Surging cholera cases in Yemen's Houthi-held territories
Yemen’s rival parties are making military preparations and threatening to return to war as hunger and cholera are increasing in the Arab world’s poorest nation, UN officials said Thursday.
UN special representative Hans Grundberg told the Security Council that despite ongoing serious efforts to shield Yemen, Houthi militants continue to attack ships in the Red Sea and the United States and United Kingdom responding with strikes on military targets in Houthi-controlled areas.
Yemen has been engulfed in civil war since 2014, when the Iranian-backed Houthis seized much of northern Yemen and forced the internationally recognized government to flee from the capital, Sanaa. An Arab Coalition intervened the following year in support of government forces.
While fighting has decreased considerably since a six-month truce in 2022, Grundberg expressed deep concern at the trajectory of events in Yemen over the past months.
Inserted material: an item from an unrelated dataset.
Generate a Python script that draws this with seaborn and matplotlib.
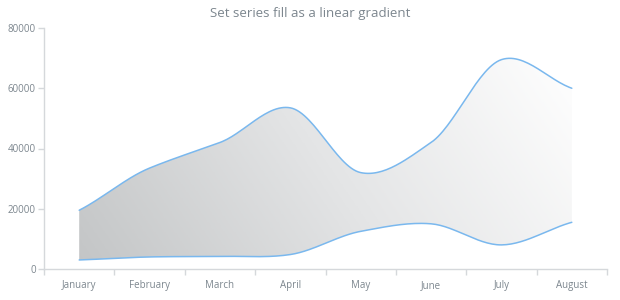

He also pointed to the rebels’ detention of dozens of Yemenis working for the UN, civil society, national and international organizations, diplomatic missions and the private sector — and the closure of the UN human rights office in Sanaa followed by Houthi security forces storming the office Aug. 3.
Grundberg called it “an ominous signal” of the broader direction the Houthis are taking and said it represents “a serious attack” on the UN’s ability to work in Yemen.